Not surprisingly, since 1945, there were associations between the frequency with which center-left parties had defended homeownership in their manifestos, and the accessibility of mortgages and the overall volume of mortgage debt in different countries.
As mortgage debt is tightly linked to house prices, countries where the center-left had promoted homeownership also had a steeper house price crash between 2007 and 2011.
Ever since that crash, homeownership rates, for the first time in decades, have been declining considerably in the high-homeownership countries. This has decreased much of the gains the homeownership ideal had arguably achieved.
Additionally, the mountain of private mortgage debt is another definite legacy of the latest house-price boom brought about by the homeownership ideal. But was it worth it?
In a companion study, I show that the extension of mortgage lending did not always lead to higher homeownership rates. There were periods, particularly after the two world wars, when homeownership surged without considerable growth in aggregate mortgage indebtedness. There have also been periods during which mortgage debt exploded but mainly inflated house prices without increasing homeownership.
One reason why more mortgages have not necessarily resulted in more homeowners is that they didn’t always result in new construction. Instead they drove up the prices of existing homes, privileging those who already had access to mortgages over new entrants to the housing market.
In other cases, homeownership grew without additional debt because these kinds of shortage-driven price bubbles were absent, while alternative models of housing provision based on government programs and more savings-based housing finance were present.

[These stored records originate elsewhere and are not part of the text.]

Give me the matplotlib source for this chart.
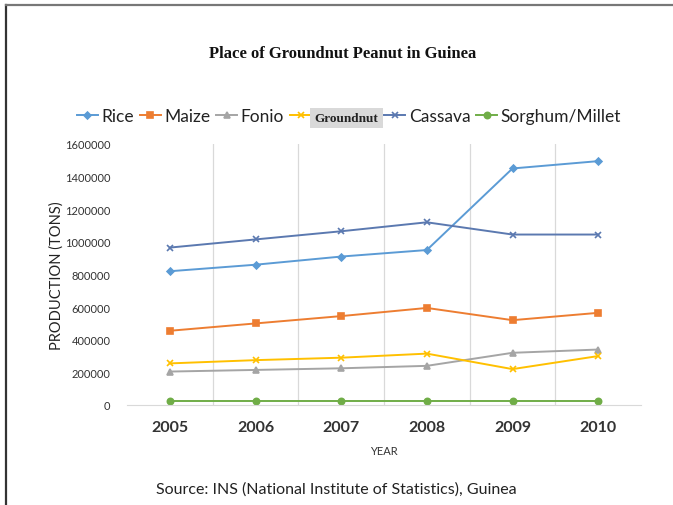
import matplotlib
matplotlib.use("Agg")
import matplotlib.pyplot as plt
from matplotlib.lines import Line2D

years = [2005, 2006, 2007, 2008, 2009, 2010]
rice = [820000, 860000, 910000, 950000, 1450000, 1495000]
maize = [455000, 500000, 545000, 595000, 520000, 565000]
fonio = [205000, 215000, 225000, 240000, 320000, 340000]
groundnut = [255000, 275000, 290000, 315000, 220000, 300000]
cassava = [965000, 1015000, 1065000, 1120000, 1045000, 1045000]
sorghum_millet = [25000, 25000, 25000, 25000, 25000, 25000]

series_names = ["Rice", "Maize", "Fonio", "Groundnut", "Cassava", "Sorghum/Millet"]
y_ticks = [0, 200000, 400000, 600000, 800000, 1000000, 1200000, 1400000, 1600000]

colors = ["#5b9bd5", "#ed7d31", "#a5a5a5", "#ffc000", "#5b79b0", "#70ad47"]
markers = ["D", "s", "^", "x", "x", "o"]
msizes = [3.5, 4.5, 4.5, 4.5, 4.5, 4.5]

plt.rcParams["font.family"] = ["Lato", "DejaVu Sans"]

fig = plt.figure(figsize=(6.73, 5.06), dpi=100)
ax = fig.add_axes([127 / 673, 1 - 406 / 506, 514 / 673, 261 / 506])

data = [rice, maize, fonio, groundnut, cassava, sorghum_millet]
handles = []
for vals, c, m, ms in zip(data, colors, markers, msizes):
    h, = ax.plot(years, vals, color=c, marker=m, markersize=ms, linewidth=1.4,
                 markeredgewidth=1.2)
    handles.append(h)

ax.set_xlim(2004.5, 2010.5)
ax.set_ylim(0, 1600000)
ax.set_xticks(years)
ax.set_xticklabels([str(y) for y in years], fontsize=11.5, fontweight="bold",
                   color="#333333")
ax.set_yticks(y_ticks)
ax.set_yticklabels([str(v) for v in y_ticks], fontsize=8, color="#333333")
ax.tick_params(length=0)
ax.tick_params(axis="x", pad=11)
ax.tick_params(axis="y", pad=12)

# category separators
for xb in [2005.5, 2006.5, 2007.5, 2008.5, 2009.5]:
    ax.axvline(xb, color="#d9d9d9", linewidth=0.9, zorder=0)

for side in ["top", "right", "left"]:
    ax.spines[side].set_visible(False)
ax.spines["bottom"].set_color("#d9d9d9")

ax.set_ylabel("PRODUCTION (TONS)", fontsize=10.5, color="#222222", labelpad=1)
ax.set_xlabel("YEAR", fontsize=8, color="#333333", labelpad=8)

fig.text(343 / 673, 1 - 54 / 506, "Place of Groundnut Peanut in Guinea",
         family="Liberation Serif", fontweight="bold", fontsize=12,
         ha="center", va="center", color="#111111")

leg = fig.legend(handles, series_names, loc="center", ncol=6,
                 bbox_to_anchor=(349 / 673, 1 - 117 / 506), frameon=False,
                 fontsize=12.5, handlelength=1.2, handletextpad=0.2,
                 columnspacing=0.35)
gt = leg.get_texts()[3]
gt.set_fontfamily("Liberation Serif")
gt.set_fontweight("bold")
gt.set_fontsize(9.5)
gt.set_bbox(dict(facecolor="#d9d9d9", edgecolor="none", pad=3))
for t in leg.get_texts():
    t.set_color("#222222")

fig.text(336 / 673, 1 - 490 / 506,
         "Source: INS (National Institute of Statistics), Guinea",
         fontsize=11.5, ha="center", va="center", color="#222222")

# page frame
fig.add_artist(Line2D([6 / 673, 6 / 673], [0, 1 - 6 / 506],
                      transform=fig.transFigure, color="#333333", linewidth=1.6))
fig.add_artist(Line2D([6 / 673, 1], [1 - 6 / 506, 1 - 6 / 506],
                      transform=fig.transFigure, color="#777777", linewidth=1.6))

fig.savefig("out.png", dpi=100)
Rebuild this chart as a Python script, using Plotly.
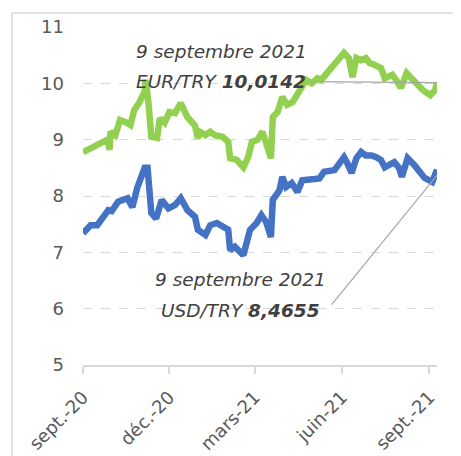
import plotly.graph_objects as go

# ---- data ----
usd_dates = ["2020-09-01","2020-09-09","2020-09-16","2020-09-24","2020-09-29","2020-09-30",
             "2020-10-08","2020-10-18","2020-10-23","2020-10-28","2020-11-03","2020-11-05",
             "2020-11-08","2020-11-09","2020-11-12","2020-11-17","2020-11-23","2020-11-30",
             "2020-12-07","2020-12-13","2020-12-20","2020-12-28","2020-12-31","2021-01-08",
             "2021-01-13","2021-01-20","2021-01-27","2021-02-01","2021-02-03","2021-02-08",
             "2021-02-17","2021-02-22","2021-02-24","2021-03-03","2021-03-08","2021-03-13",
             "2021-03-18","2021-03-20","2021-03-27","2021-03-30","2021-04-03","2021-04-09",
             "2021-04-15","2021-04-20","2021-04-28","2021-05-03","2021-05-08","2021-05-13",
             "2021-05-24","2021-05-29","2021-06-03","2021-06-06","2021-06-11","2021-06-16",
             "2021-06-21","2021-06-26","2021-07-02","2021-07-07","2021-07-12","2021-07-16",
             "2021-07-21","2021-07-26","2021-07-31","2021-08-03","2021-08-09","2021-08-16",
             "2021-08-27","2021-09-04","2021-09-09"]
usd_values = [7.34, 7.48, 7.48, 7.66, 7.78, 7.70,
              7.90, 7.96, 7.80, 8.14, 8.41, 8.50,
              8.50, 8.20, 7.70, 7.60, 7.93, 7.78,
              7.84, 7.96, 7.75, 7.63, 7.40, 7.31,
              7.48, 7.52, 7.45, 7.40, 7.04, 7.10,
              6.95, 7.22, 7.40, 7.52, 7.66, 7.54,
              7.27, 7.93, 8.10, 8.34, 8.16, 8.23,
              8.07, 8.28, 8.31, 8.30, 8.31, 8.43,
              8.46, 8.58, 8.69, 8.60, 8.41, 8.67,
              8.78, 8.72, 8.72, 8.69, 8.64, 8.51,
              8.55, 8.60, 8.50, 8.34, 8.67, 8.55,
              8.32, 8.25, 8.4655]

eur_dates = ["2020-09-01","2020-09-11","2020-09-22","2020-09-27","2020-09-29","2020-09-30",
             "2020-10-05","2020-10-10","2020-10-16","2020-10-21","2020-10-25","2020-10-30",
             "2020-11-05","2020-11-06","2020-11-09","2020-11-12","2020-11-18","2020-11-21",
             "2020-11-26","2020-12-01","2020-12-07","2020-12-13","2020-12-20","2020-12-28",
             "2020-12-31","2021-01-02","2021-01-08","2021-01-13","2021-01-18","2021-01-26",
             "2021-02-01","2021-02-03","2021-02-10","2021-02-17","2021-02-22","2021-02-26",
             "2021-03-04","2021-03-09","2021-03-13","2021-03-18","2021-03-20","2021-03-25",
             "2021-03-30","2021-04-04","2021-04-10","2021-04-15","2021-04-19","2021-04-24",
             "2021-04-30","2021-05-06","2021-05-10","2021-05-21","2021-05-29","2021-06-03",
             "2021-06-08","2021-06-12","2021-06-16","2021-06-21","2021-06-26","2021-06-30",
             "2021-07-05","2021-07-12","2021-07-16","2021-07-24","2021-07-28","2021-08-02",
             "2021-08-08","2021-08-16","2021-08-25","2021-09-02","2021-09-07","2021-09-09"]
eur_values = [8.78, 8.87, 8.96, 9.00, 8.82, 9.14,
              9.08, 9.35, 9.31, 9.26, 9.53, 9.65,
              9.85, 10.06, 9.65, 9.05, 9.03, 9.38,
              9.30, 9.49, 9.47, 9.65, 9.40, 9.25,
              9.03, 9.14, 9.08, 9.14, 9.08, 9.05,
              8.96, 8.67, 8.64, 8.51, 8.69, 8.96,
              9.00, 9.14, 8.94, 8.67, 9.40, 9.49,
              9.76, 9.62, 9.67, 9.83, 9.94, 10.06,
              10.00, 10.09, 10.06, 10.27, 10.41, 10.54,
              10.45, 10.11, 10.45, 10.41, 10.45, 10.36,
              10.33, 10.27, 10.09, 10.15, 10.06, 9.92,
              10.18, 10.02, 9.88, 9.79, 9.88, 10.0142]

tick_dates = ["2020-09-01", "2020-12-01", "2021-03-01", "2021-06-01", "2021-09-01"]
tick_labels = ["sept.-20", "déc.-20", "mars-21", "juin-21", "sept.-21"]
y_ticks = [5, 6, 7, 8, 9, 10, 11]

label_date = "9 septembre 2021"
eur_last = eur_values[-1]
usd_last = usd_values[-1]

FONT = "DejaVu Sans"
GRAY = "#595959"
GRID = "#d9d9d9"

fig = go.Figure()
fig.add_trace(go.Scatter(x=eur_dates, y=eur_values, mode="lines", name="EUR/TRY",
                         line=dict(color="#92D050", width=6.5), cliponaxis=False))
fig.add_trace(go.Scatter(x=usd_dates, y=usd_values, mode="lines", name="USD/TRY",
                         line=dict(color="#4472C4", width=6.5), cliponaxis=False))

def fmt(v):
    return f"{v:.4f}".replace(".", ",")

# leader lines
fig.add_shape(type="line", xref="x", yref="y", x0="2021-04-30", y0=10.03,
              x1=eur_dates[-1], y1=eur_last, line=dict(color="#a6a6a6", width=1.2), layer="above")
fig.add_shape(type="line", xref="x", yref="y", x0="2021-05-21", y0=6.07,
              x1=usd_dates[-1], y1=usd_last - 0.1, line=dict(color="#a6a6a6", width=1.2), layer="above")

ann_font = dict(family=FONT, size=18.5, color="#404040")
fig.add_annotation(xref="paper", yref="y", x=0.39, y=10.56, text=f"<i>{label_date}</i>",
                   showarrow=False, font=ann_font, xanchor="center", yanchor="middle")
fig.add_annotation(xref="paper", yref="y", x=0.39, y=10.04,
                   text=f"<i>EUR/TRY <b>{fmt(eur_last)}</b></i>",
                   showarrow=False, font=ann_font, xanchor="center", yanchor="middle")
fig.add_annotation(xref="paper", yref="y", x=0.446, y=6.51, text=f"<i>{label_date}</i>",
                   showarrow=False, font=ann_font, xanchor="center", yanchor="middle")
fig.add_annotation(xref="paper", yref="y", x=0.446, y=5.96,
                   text=f"<i>USD/TRY <b>{fmt(usd_last)}</b></i>",
                   showarrow=False, font=ann_font, xanchor="center", yanchor="middle")

# outer frame
fig.add_shape(type="rect", xref="paper", yref="paper", x0=-0.2006, y0=-0.4, x1=1.3, y1=1.0414,
              line=dict(color=GRID, width=1.5), fillcolor="rgba(0,0,0,0)", layer="below")

# the page body adds an 8px offset, so the figure is 8px smaller and shifted
fig.update_layout(
    width=453, height=448,
    margin=dict(l=75, r=24, t=19, b=91, autoexpand=False),
    paper_bgcolor="white", plot_bgcolor="white",
    showlegend=False,
    font=dict(family=FONT, color=GRAY),
)
fig.update_xaxes(
    type="date", range=["2020-09-01", "2021-09-09"], automargin=False,
    tickvals=tick_dates, ticktext=tick_labels, tickangle=-45,
    tickfont=dict(family=FONT, size=18, color=GRAY),
    showgrid=False, showline=True, linecolor=GRID, linewidth=1.5,
    ticks="outside", ticklen=7, tickcolor=GRID, tickwidth=1.5,
    zeroline=False, ticklabelstandoff=6,
)
fig.update_yaxes(
    range=[5, 11], tickvals=y_ticks, automargin=False,
    tickfont=dict(family=FONT, size=18, color=GRAY),
    showgrid=True, gridcolor=GRID, gridwidth=1.3, griddash="dash",
    showline=False, zeroline=False, ticks="", ticklabelstandoff=18,
)

fig.write_html("out.html")
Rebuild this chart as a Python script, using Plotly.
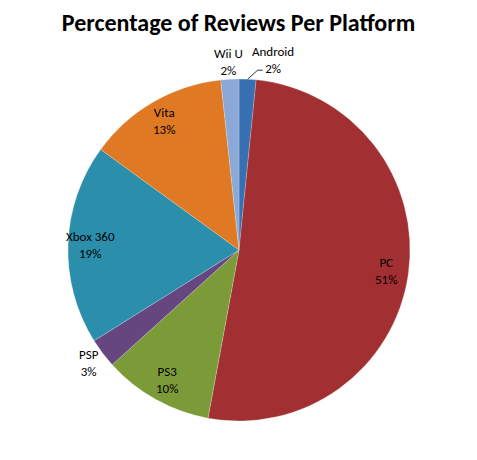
import math
import plotly.graph_objects as go

# platform shares, clockwise from 12 o'clock
platforms = ["Android", "PC", "PS3", "PSP", "Xbox 360", "Vita", "Wii U"]
shares = [1.6, 51.3, 10.4, 2.8, 18.9, 13.3, 1.7]
colors = ["#3670B3", "#A22F31", "#7A9B38", "#66467F", "#2B8EAB", "#DF7923", "#8CA8D6"]

W, H = 477, 460
OFF = 8  # page body margin pushes the figure down/right
cx, cy, R = 239 - OFF, 250 - OFF, 171

fig = go.Figure(go.Pie(
    labels=platforms, values=shares, sort=False, direction="clockwise", rotation=0,
    marker=dict(colors=colors, line=dict(color="rgba(255,255,255,0.35)", width=0.6)),
    textinfo="none", hoverinfo="label+percent", showlegend=False,
    domain=dict(x=[(cx - R) / W, (cx + R) / W], y=[1 - (cy + R) / H, 1 - (cy - R) / H]),
))

# data labels, placed Excel-style at the slice mid-angle
total = sum(shares)
outside = {"Android", "Wii U", "PSP"}
acc = 0
for name, v in zip(platforms, shares):
    mid = (acc + v / 2) / total * 2 * math.pi
    acc += v
    txt = f"{name}<br>{round(v / total * 100)}%"
    r = 1.1 if name in outside else 0.87
    px = cx + r * R * math.sin(mid)
    py = cy - r * R * math.cos(mid)
    if name == "Android":
        # label pushed right, leader line back to the rim
        ex = cx + R * math.sin(mid)
        ey = cy - R * math.cos(mid)
        pts = [(ex, ey), (ex + 10, ey - 9), (ex + 15, ey - 9)]
        path = "M " + " L ".join(f"{x / W:.5f},{1 - y / H:.5f}" for x, y in pts)
        fig.add_shape(type="path", path=path, xref="paper", yref="paper",
                      line=dict(color="#000", width=0.8))
        px, py = ex + 25, ey - 19
    fig.add_annotation(x=px / W, y=1 - py / H, xref="paper", yref="paper", text=txt,
                       xanchor="center", yanchor="middle",
                       showarrow=False, font=dict(size=13))

fig.update_layout(
    width=W, height=H, margin=dict(l=0, r=0, t=0, b=0),
    paper_bgcolor="white", plot_bgcolor="white",
    font=dict(family="Carlito, Lato, sans-serif", color="#000"),
    title=dict(text="<b>Percentage of Reviews Per Platform</b>", x=(238.5 - OFF) / W,
               xanchor="center", y=1 - (23 - OFF) / H, yanchor="middle", yref="container",
               font=dict(size=24, family="Carlito, Lato, sans-serif", color="#000")),
)

fig.write_html("out.html")
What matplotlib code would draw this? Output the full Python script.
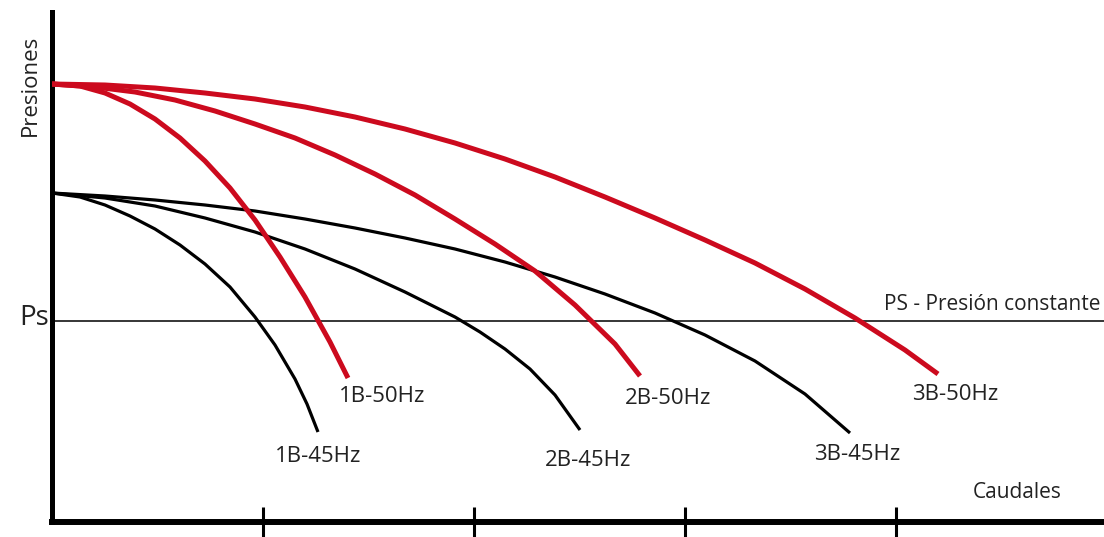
import matplotlib
matplotlib.use("Agg")
import matplotlib.pyplot as plt

plt.rcParams['font.family'] = ['Open Sans', 'DejaVu Sans']

# curvas (caudal, presion) en unidades arbitrarias
q_1b50 = [0, 28, 53, 78, 103, 128, 153, 178, 203, 228, 253, 278, 296]
h_1b50 = [438, 436, 429, 418, 403, 384, 361, 334, 302, 265, 225, 180, 144]

q_2b50 = [0, 43, 83, 123, 163, 203, 243, 283, 323, 363, 403, 443, 483, 523, 563, 588]
h_2b50 = [438, 435, 430, 422, 411, 398, 384, 367, 348, 327, 303, 278, 251, 217, 178, 146]

q_3b50 = [0, 53, 103, 153, 203, 253, 303, 353, 403, 453, 503, 553, 603, 653, 703, 753, 803, 853, 886]
h_3b50 = [438, 437, 434, 429, 423, 415, 405, 393, 379, 363, 345, 325, 304, 282, 259, 233, 204, 172, 148]

q_1b45 = [0, 28, 53, 78, 103, 128, 153, 178, 203, 223, 243, 255, 266]
h_1b45 = [329, 325, 317, 306, 293, 277, 258, 235, 205, 177, 143, 118, 90]

q_2b45 = [0, 53, 103, 153, 203, 253, 303, 353, 403, 428, 453, 478, 503, 528]
h_2b45 = [329, 324, 316, 304, 290, 273, 253, 230, 205, 190, 173, 153, 127, 92]

q_3b45 = [0, 53, 103, 153, 203, 253, 303, 353, 403, 453, 503, 553, 603, 653, 703, 753, 798]
h_3b45 = [329, 326, 322, 317, 311, 303, 294, 284, 273, 260, 245, 228, 209, 187, 161, 128, 89]

ps = 201
x_ticks = [211, 422, 633, 844]

rojo = '#cc0a1e'
gris = '#222222'

fig = plt.figure(figsize=(11.04, 5.37), dpi=100)
ax = fig.add_axes([52/1104, 15/537, 1052/1104, 510/537])

ax.axhline(ps, color='black', lw=1.1, zorder=1)

for q, h in [(q_1b45, h_1b45), (q_2b45, h_2b45), (q_3b45, h_3b45)]:
    ax.plot(q, h, color='black', lw=2.3, solid_capstyle='butt', solid_joinstyle='round', zorder=2)
for q, h in [(q_1b50, h_1b50), (q_2b50, h_2b50), (q_3b50, h_3b50)]:
    ax.plot(q, h, color=rojo, lw=3.6, solid_capstyle='butt', solid_joinstyle='round', zorder=3)

fs = 16
ax.text(330, 125, '1B-50Hz', ha='center', va='center', fontsize=fs, color=gris)
ax.text(266, 65, '1B-45Hz', ha='center', va='center', fontsize=fs, color=gris)
ax.text(616, 124, '2B-50Hz', ha='center', va='center', fontsize=fs, color=gris)
ax.text(536, 62, '2B-45Hz', ha='center', va='center', fontsize=fs, color=gris)
ax.text(903, 127, '3B-50Hz', ha='center', va='center', fontsize=fs, color=gris)
ax.text(805, 67, '3B-45Hz', ha='center', va='center', fontsize=fs, color=gris)
ax.text(1048, ps + 6, 'PS - Presión constante', ha='right', va='bottom',
        fontsize=15, color=gris)
ax.text(965, 29, 'Caudales', ha='center', va='center', fontsize=15, color=gris)

ax.set_xlim(0, 1052)
ax.set_ylim(0, 510)
ax.set_xticks(x_ticks)
ax.set_xticklabels([])
ax.set_yticks([])
ax.tick_params(axis='x', direction='inout', length=21, width=2.2, color='black')

for s in ['top', 'right']:
    ax.spines[s].set_visible(False)
ax.spines['left'].set_linewidth(3.6)
ax.spines['bottom'].set_linewidth(4.3)

fig.text(30/1104, 1 - 85/537, 'Presiones', rotation=90, ha='center', va='center',
         fontsize=16, color=gris)
fig.text(34/1104, 1 - 318/537, 'Ps', ha='center', va='center', fontsize=20, color=gris)

fig.savefig('out.png', dpi=100, facecolor='white')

Overall this research shows that the political homeownership ideal has been an important part of the turn to “privatized Keynesianism.” This is due to the fact that it was also on the agenda of many center-left parties, and not just a conservative and neoliberal project.
The reliance on the extension of mortgage credit as a primary means to homeownership, however, has obstructed the realization of this politically fabricated homeownership dream.